The new Pakistani prime minister was sworn in by President Pervez Musharraf yesterday, as two senior US envoys arrived in an apparent bid to shore up Islamabad's support for the "war on terror."
Yousuf Raza Gilani, a top aide of slain opposition leader Benazir Bhutto, was elected prime minister on Monday by parliament, where an anti-Musharraf coalition won a huge majority in elections last month.
The volatile situation facing Musharraf, a key US ally against al-Qaeda and the Taliban, was underscored when Gilani on Monday freed judges who were detained by the president because they threatened his grip on power.
Supporters chanted "Long live Bhutto" after Gilani finished repeating the oath read out by a grim-faced Musharraf in a ceremony at the presidential palace.
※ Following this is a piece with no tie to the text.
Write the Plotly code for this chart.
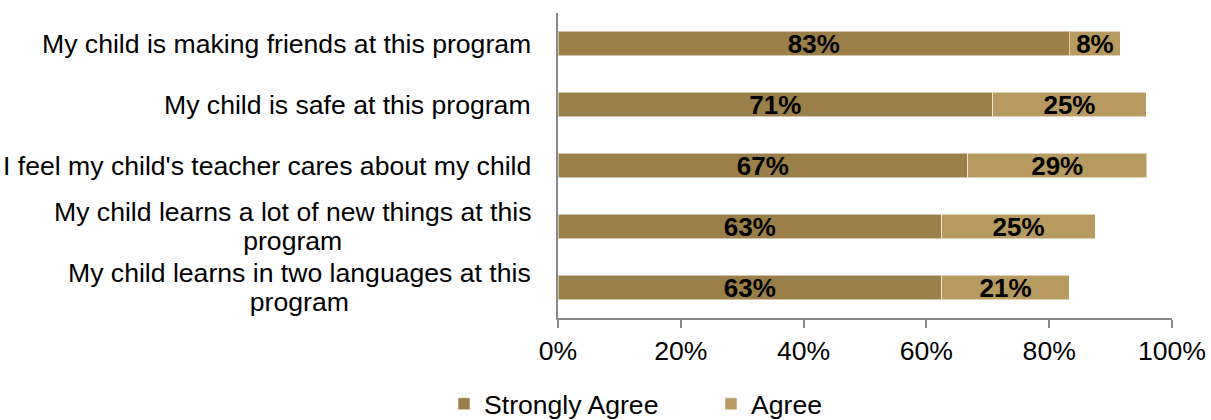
import plotly.graph_objects as go

# Survey statements, top to bottom
statements = [
    "My child is making friends at this program",
    "My child is safe at this program",
    "I feel my child's teacher cares about my child",
    "My child learns a lot of new things at this<br>program",
    "My child learns in two languages at this<br>program",
]
# Share of parents (%) per response
strongly_agree = [83.3, 70.8, 66.7, 62.5, 62.5]
agree = [8.3, 25.0, 29.2, 25.0, 20.8]

x_ticks = [0, 20, 40, 60, 80, 100]
x_tick_labels = ["0%", "20%", "40%", "60%", "80%", "100%"]

FONT = "Liberation Sans, Arial, sans-serif"
SIZE = 26.6
C_STRONG = "#9B7F48"
C_AGREE = "#B69A60"

ids = list(range(len(statements)))

fig = go.Figure()
for name, vals, color in [("Strongly Agree", strongly_agree, C_STRONG),
                          ("Agree", agree, C_AGREE)]:
    fig.add_trace(go.Bar(
        name=name, y=ids, x=vals, orientation="h",
        marker=dict(color=color, line=dict(color="rgba(255,255,255,0.55)", width=1)),
        texttemplate="<b>%{x:.0f}%</b>", textposition="inside",
        insidetextanchor="middle", textangle=0, constraintext="none",
        textfont=dict(family=FONT, size=26, color="black"),
        hoverinfo="skip",
    ))

# Category labels: right-aligned block, lines centred within it
for i, s in enumerate(statements):
    lines = s.split("<br>")
    txt = "<br>".join(f'<span style="font-size:{SIZE}px">{ln}</span>' for ln in lines)
    fig.add_annotation(
        x=-25 / 613, xref="paper", y=i, yref="y",
        text=txt, showarrow=False, xanchor="right", yanchor="middle",
        align="center", font=dict(family=FONT, size=22, color="black"),
    )

fig.update_layout(
    width=1211, height=420,
    margin=dict(l=558, r=39, t=13, b=102, autoexpand=False),
    barmode="stack", bargap=0.6,
    plot_bgcolor="white", paper_bgcolor="white",
    font=dict(family=FONT, size=SIZE, color="black"),
    showlegend=True,
    legend=dict(orientation="h", xref="container", yref="container",
                x=444 / 1211, xanchor="left", y=1 - 404 / 420, yanchor="middle",
                font=dict(family=FONT, size=SIZE, color="black"), itemwidth=30,
                entrywidth=222, entrywidthmode="pixels", traceorder="normal"),
    xaxis=dict(range=[0, 100], tickmode="array", tickvals=x_ticks, ticktext=x_tick_labels,
               showgrid=False, zeroline=False, showline=True, linecolor="#898989",
               linewidth=2, ticks="outside", ticklen=8, tickwidth=2, tickcolor="#898989",
               tickfont=dict(family=FONT, size=SIZE, color="black"), fixedrange=True,
               automargin=False),
    yaxis=dict(range=[len(statements) - 0.5, -0.5], showticklabels=False, showgrid=False,
               zeroline=False, showline=True, linecolor="#898989", linewidth=2,
               ticks="", fixedrange=True, automargin=False),
)

fig.write_html("out.html")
In a snub to Musharraf, key coalition leaders -- including Bhutto's widower Asif Ali Zardari, her son Bilawal and former prime minister Nawaz Sharif -- stayed away from the swearing-in.
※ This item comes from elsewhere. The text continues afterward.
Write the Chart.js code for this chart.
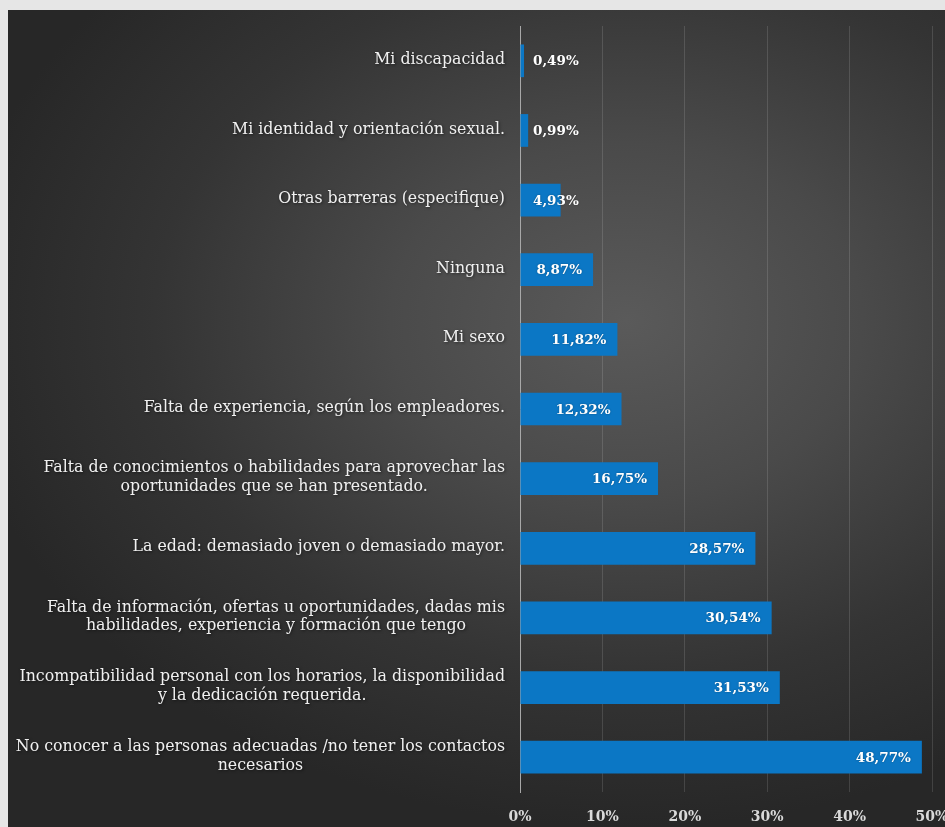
<!DOCTYPE html>
<html><head><meta charset="utf-8">
<script src="https://cdn.jsdelivr.net/npm/chart.js@4.4.1/dist/chart.umd.min.js"></script>
<style>
html,body{margin:0;padding:0;background:#e6e6e6;width:945px;height:827px;overflow:hidden}
#wrap{position:absolute;left:8px;top:10px;width:937px;height:817px;overflow:hidden;
background:radial-gradient(ellipse 72% 62% at 66% 38%, #5a5a5a 0%, #4a4a4a 35%, #343434 70%, #272727 100%);}
#c{position:absolute;left:0;top:0;}
</style></head><body>
<div id="wrap"><canvas id="c" width="960" height="817" style="width:960px;height:817px"></canvas></div>
<script>
const categories = [
  ["Mi discapacidad"],
  ["Mi identidad y orientación sexual."],
  ["Otras barreras (especifique)"],
  ["Ninguna"],
  ["Mi sexo"],
  ["Falta de experiencia, según los empleadores."],
  ["Falta de conocimientos o habilidades para aprovechar las", "oportunidades que se han presentado."],
  ["La edad: demasiado joven o demasiado mayor."],
  ["Falta de información, ofertas u oportunidades, dadas mis", "habilidades, experiencia y formación que tengo"],
  ["Incompatibilidad personal con los horarios, la disponibilidad", "y la dedicación requerida."],
  ["No conocer a las personas adecuadas /no tener los contactos", "necesarios"]
];
const values = [0.49, 0.99, 4.93, 8.87, 11.82, 12.32, 16.75, 28.57, 30.54, 31.53, 48.77];
const tickValues = [0, 10, 20, 30, 40, 50];

const SERIF = '"DejaVu Serif", "Liberation Serif", serif';
const fmt = v => v.toFixed(2).replace('.', ',') + '%';

const catLabelPlugin = {
  id: 'catLabels',
  afterDraw(chart) {
    const ctx = chart.ctx, ys = chart.scales.y;
    ctx.save();
    ctx.font = '15.8px ' + SERIF;
    ctx.fillStyle = '#f0f0f0';
    ctx.textAlign = 'center';
    ctx.textBaseline = 'middle';
    ctx.shadowColor = 'rgba(0,0,0,0.55)';
    ctx.shadowBlur = 3;
    ctx.shadowOffsetX = 1; ctx.shadowOffsetY = 1;
    const right = ys.right - 15;
    const lh = 18.5;
    categories.forEach((lines, i) => {
      const y = ys.getPixelForValue(i) - 1;
      const w = Math.max(...lines.map(l => ctx.measureText(l).width));
      const cx = right - w / 2;
      const y0 = y - (lines.length - 1) * lh / 2;
      lines.forEach((l, k) => ctx.fillText(l, cx, y0 + k * lh));
    });
    ctx.restore();
  }
};

const valueLabelPlugin = {
  id: 'valueLabels',
  afterDatasetsDraw(chart) {
    const ctx = chart.ctx, xs = chart.scales.x;
    const base = xs.getPixelForValue(0);
    const meta = chart.getDatasetMeta(0);
    ctx.save();
    ctx.font = 'bold 13.5px ' + SERIF;
    ctx.fillStyle = '#ffffff';
    ctx.textBaseline = 'middle';
    ctx.textAlign = 'left';
    ctx.shadowColor = 'rgba(0,0,0,0.35)';
    ctx.shadowBlur = 2;
    meta.data.forEach((bar, i) => {
      const t = fmt(values[i]);
      const w = ctx.measureText(t).width;
      let left = bar.x - 11 - w;
      if (left < base + 13) left = base + 13;
      ctx.fillText(t, left, bar.y + 1);
    });
    ctx.restore();
  }
};

new Chart(document.getElementById('c'), {
  type: 'bar',
  data: {
    labels: categories,
    datasets: [{
      data: values,
      backgroundColor: '#0b77c5',
      borderWidth: 0,
      barPercentage: 0.47,
      categoryPercentage: 1.0
    }]
  },
  options: {
    indexAxis: 'y',
    responsive: false,
    animation: false,
    devicePixelRatio: 1,
    layout: { padding: { left: 0, right: 36, top: 16, bottom: 0 } },
    plugins: { legend: { display: false }, tooltip: { enabled: false } },
    scales: {
      x: {
        min: 0, max: 50,
        afterBuildTicks(scale) { scale.ticks = tickValues.map(v => ({ value: v })); },
        afterFit(scale) { scale.height = 35; },
        ticks: {
          callback: v => v + '%',
          color: '#d9d9d9',
          font: { family: SERIF, size: 14, weight: 'bold' },
          padding: 17,
          maxRotation: 0
        },
        grid: { color: 'rgba(255,255,255,0.13)', drawTicks: false, lineWidth: 1 },
        border: { display: false }
      },
      y: {
        ticks: { display: false },
        afterFit(scale) { scale.width = 512; },
        grid: { display: false },
        border: { display: true, color: '#a8a8a8', width: 1 }
      }
    }
  },
  plugins: [catLabelPlugin, valueLabelPlugin]
});
</script>
</body></html>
Musharraf told state TV after the ceremony that he would "always extend my fullest cooperation" to Gilani, saying the country faced a "difficult period" from Islamic militancy.
Standing beside him, Gilani, who spent five years in jail under Musharraf's government on corruption charges, said last month's elections showed that people wanted change.
After the ceremony, US Deputy Secretary of State John Negroponte and Assistant Secretary of State Richard Boucher met Musharraf for 90 minutes, officials said.
Analysts say the US is now desperate to woo the new coalition government despite its hostility to Musharraf, fearing that political instability in the nuclear-armed country could hurt efforts to tackle Islamic militancy.
Minutes after being elected on Monday, Gilani ordered the release of the chief justice and other judges who had been held since Musharraf sacked them under a state of emergency in November.